La microscopie cryo-électronique franchit enfin la barrière de la résolution atomique

La microscopie cryo-électronique révèle les détails atomiques de l’apoferritine, un complexe protéique creux de forme sphérique qui stocke le fer.

Paul Emsley/MRC Laboratoire de biologie moléculaire

Si vous voulez cartographier les plus petites parties d’une protéine, vous n’avez que quelques options : Vous pouvez contraindre des millions de molécules de protéines individuelles à s’aligner dans des cristaux et les analyser par cristallographie aux rayons X. Vous pouvez également congeler des copies de la protéine et les bombarder d’électrons, une méthode à plus faible résolution appelée cryo-microscopie électronique (cryo-EM). Aujourd’hui, pour la première fois, les scientifiques ont affiné la résolution de la cryo-EM jusqu’au niveau atomique, ce qui leur permet de repérer la position des atomes individuels dans une variété de protéines à une résolution qui rivalise avec celle de la cristallographie aux rayons X.

« C’est tout simplement incroyable », déclare Melanie Ohi, experte en cryo-EM à l’Université du Michigan, Ann Arbor. « Voir ce niveau de détail, c’est tout simplement magnifique ». Parce que la résolution accrue révèle exactement comment les machines cellulaires complexes effectuent leur travail, les améliorations apportées à la cryo-EM devraient apporter d’innombrables nouvelles connaissances en biologie.

Pour cartographier les structures des protéines, les scientifiques utilisent la cristallographie aux rayons X depuis la fin des années 1950. En bombardant de rayons X des protéines cristallisées et en analysant la façon dont les rayons X ricochent, les scientifiques peuvent déterminer la composition et la forme probables d’une protéine.

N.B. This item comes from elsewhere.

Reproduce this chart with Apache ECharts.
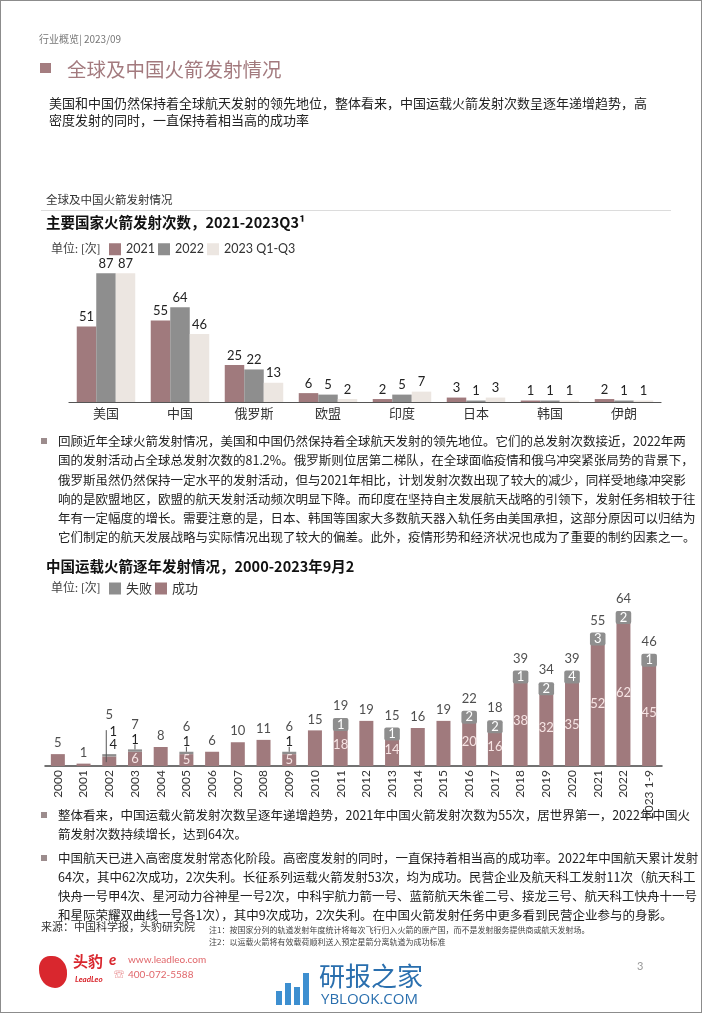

Des décennies d’améliorations des faisceaux de rayons X, des détecteurs et de la puissance des ordinateurs ont rendu cette approche rapide et précise. Mais l’approche ne fonctionne pas bien lorsque les protéines sont exceptionnellement grandes, qu’elles fonctionnent dans des complexes tels que le ribosome, ou qu’elles ne peuvent pas être cristallisées, comme c’est le cas pour de nombreuses protéines qui se trouvent dans les membranes cellulaires.

En revanche, les chercheurs qui utilisent la cryo-EM tirent des électrons sur des copies de protéines congelées qui n’ont pas besoin d’être cristallisées ; des détecteurs enregistrent les déviations des électrons, et un logiciel sophistiqué assemble les images pour travailler sur la composition et la forme des protéines. Des chercheurs japonais avaient déjà montré qu’ils pouvaient réduire la résolution à 1,54 angström – sans atteindre le point où ils pouvaient distinguer les atomes individuels – dans une protéine intestinale appelée apoferritine, qui lie et stocke le fer. Aujourd’hui, grâce à l’amélioration de la technologie des faisceaux d’électrons, des détecteurs et des logiciels, deux groupes de chercheurs du Royaume-Uni et d’Allemagne ont réduit cette résolution à 1,25 angström ou mieux, ce qui est assez précis pour déterminer la position des atomes individuels, rapportent-ils aujourd’hui dans Nature.

La résolution améliorée pourrait accélérer le passage à la cryo-EM déjà en cours chez les biologistes structurels. Pour l’instant, la technique ne fonctionne qu’avec des protéines exceptionnellement rigides. Ensuite, les chercheurs s’efforceront d’obtenir une résolution aussi nette avec des complexes protéiques moins rigides et de grande taille, comme le spliceosome, un grand complexe de protéines et de molécules d’ARN qui découpe les « introns » de l’ARN destiné à être transformé en protéines.